From a distance, Saturn’s rings appear solid and perfect.
Why do Saturn’s rings appear perfect, without blemish or irregularity, if they are composed of particles that range from as large as a house next to grains of sand?
Saturn’s rings are a very orderly system. In panoramic images, they appear to be a generally flat disk with concentric structures. And yet the number of particles within the rings is similar to the number of grains of sand on Earth, each one on its own orbit around Saturn.

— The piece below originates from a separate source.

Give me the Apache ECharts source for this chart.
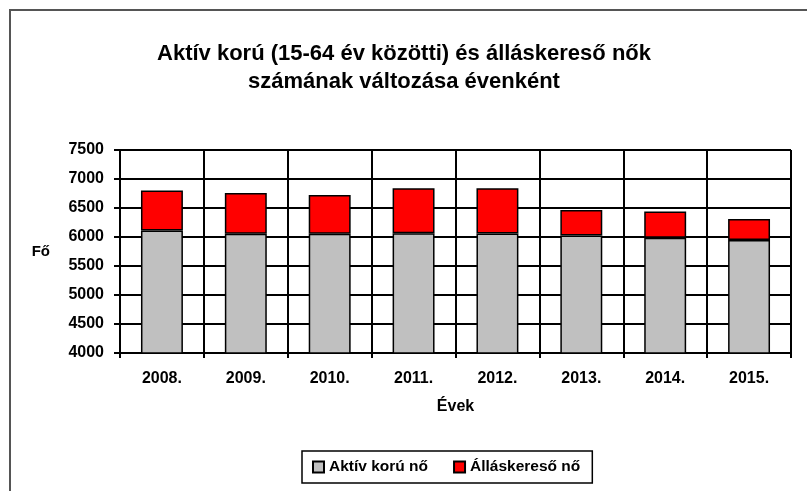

The reason the rings appear so uniform is a combination of effects, including gravity and collisions among the ring particles themselves. While the planets may look perfectly spherical, they all bulge slightly at the equator — a result of their spin. The gravity of the bulge affects the particles in Saturn’s rings, creating an orbital plane within which the ring material tends to remain. That isn’t to say that some of the particles don’t deviate from this norm, but because the rings are packed with material, collisions occur commonly and tend to enforce that norm by curbing their deviated velocities, ultimately keeping most particles within the plane. This explains why ring structure appears so uniform from a distance.
And yet, when viewed in close detail, Saturn’s rings are quite rich in structure. Data from the Voyager and Cassini missions reveal an abundance of tightly wound spiral waves, vertical corrugations, sharp-edged gaps, and more.